EXPLOITATION

Atwoli asks CBK to save Kenyans from digital money lenders

Atwoli said the money lenders should be helping the poor.

In Summary

• There are plans to regulate digital lending with the Central Bank of Kenya pushing for their licensing.

• Atwoli said the digital lenders have continued impoverishing Kenyans by imposing draconian interest rates.

The new look Kenyan currency notes.
The new look Kenyan currency notes.
Image: ENOS TECHE

Cotu has asked the Central Bank of Kenya to save Kenyans from digital money lenders.

In a statement on Tuesday, Cotu secretary general Francis Atwoli said many Kenyans have sent countless petitions on the exploitation being meted against them by digital microfinance institutions.

Atwoli said the digital lenders have continued impoverishing Kenyans by imposing draconian interest rates.

"We would like to remind the CBK governor that the conduct of the digital microfinance institutions is not only illegal but also ungodly," he said.

"It is immoral for anyone to take advantage of the tough financial situations that Kenyans are going through to reap maximum benefits."

Atwoli said the money lenders should be helping the poor and small businesses grow not stealing from them.

"We equally call upon parliament to come up with sound legislation to facilitate the crackdown on the rogue digital microfinance sector in Kenya," he said.

In October, a new survey indicated that an average of six out of ten Kenyans have borrowed money from a digital lending platform with men outnumbering women.

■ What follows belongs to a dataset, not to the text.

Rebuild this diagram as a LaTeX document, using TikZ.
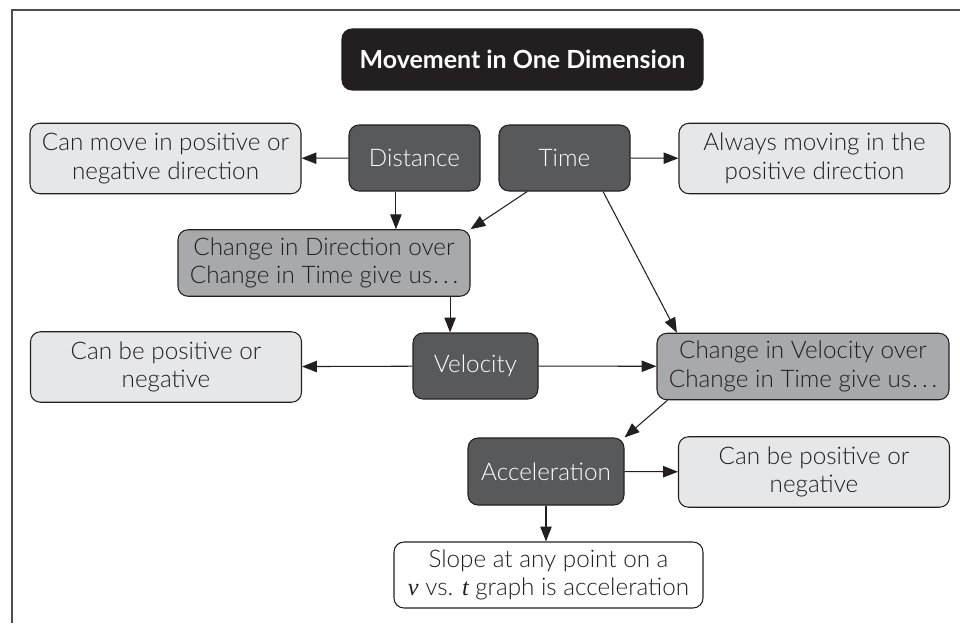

Men are also not loyal to one lender and operate up to four different apps, unlike women who are loyal to a single brand. 

Youth between the age of 30-34 years are the biggest borrowers.

According to the State of Digital Lending in Kenya by consumer intelligence firm ReelAnalytics, 55 per cent of the surveyed Kenyans say they had acquired loans from these entities.

The money mostly goes into household use mainly bills and quick solutions to buying products such as cooking gas, fuel and personal use.

Digital loans also top business growth credit sources mainly for SMEs seeking to bolster their working capital, in the wake of the Covid-19 pandemic when banks cut down on individual and households loans.

There are plans to regulate digital lending with the Central Bank of Kenya pushing for their licensing.

Digital lenders will have to comply with data protection laws or risk licenses cancelled if the Central Bank (Amendment) Bill, 2021 sails through.

There is also a push for compliance to data privacy, likely to limit high cases of debt-shaming.